HW: 229 ; SW: 208 (-21);  GW: 125

Wt. Loss:   M1: 189 -(19)  M2: 178 (-11)  M3: 172 (-5)  M4: 170 (-2)  M5: 166 (-4)

 

    

    

    

    

ATL_VSG
on 1/18/14 9:37 am

After forcing me to attend weigh****chers as a teenager, and the eventual failure I had with losing weight, my mother never badgered me again about weight loss.  I think maybe it is because she felt some level of guilt for my poor diet.  Sometimes when she came to pick me up from WW meetings, she would be in the car with my siblings eating Little Debbies.  I know she did the best she could, but she is very overweight herself, so healthy food wasn't a popular option in our household. 

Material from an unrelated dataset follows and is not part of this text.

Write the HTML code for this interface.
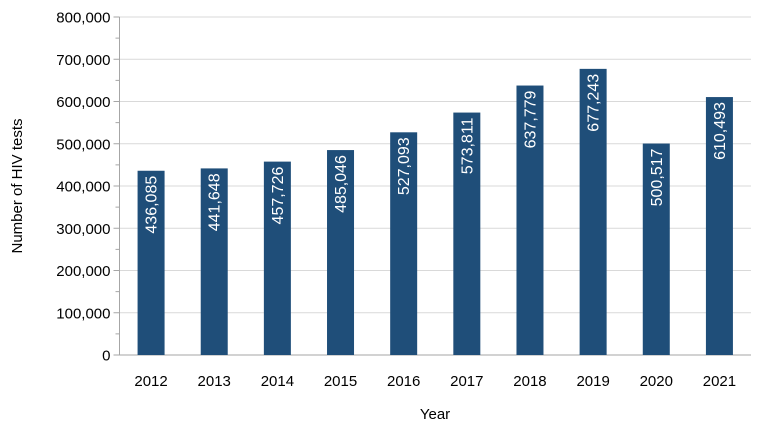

I'm 32 years old now.  This past year, my mom drove me to the ER because I was in severe pain due to a kidney stone.  I was in a state of sheer agony, nearly screaming because I hurt so badly.  The nurse in triage asked my weight instead of having me get on the scale.  When I said "400 pounds," the look on my mother's face is one I will never forget.  Even in the midst of the situation I was in, I felt the deepest, burning shame of my entire life.  Since this time, my mother has been badgering me about my weight again.  I feel like she is ruminating on it, now that she has heard my "number."  It's putting a strain on our relationship, because I feel like I'm being judged now when I am around her, whereas before, I was always close to my mom. 

I can tell you that there are absolutely no "right words" my mom could use to encourage me to lose weight.  I already know that I am fat.  I know the health risks.  There is absolutely nothing new she can tell me about obesity.  I just want my mom to be my mom and love me in whatever shape and size I come in.  Let the doctors be my source of medical advice.  Let the critics tell me everything that's wrong with me.  I just want my mom to be mom.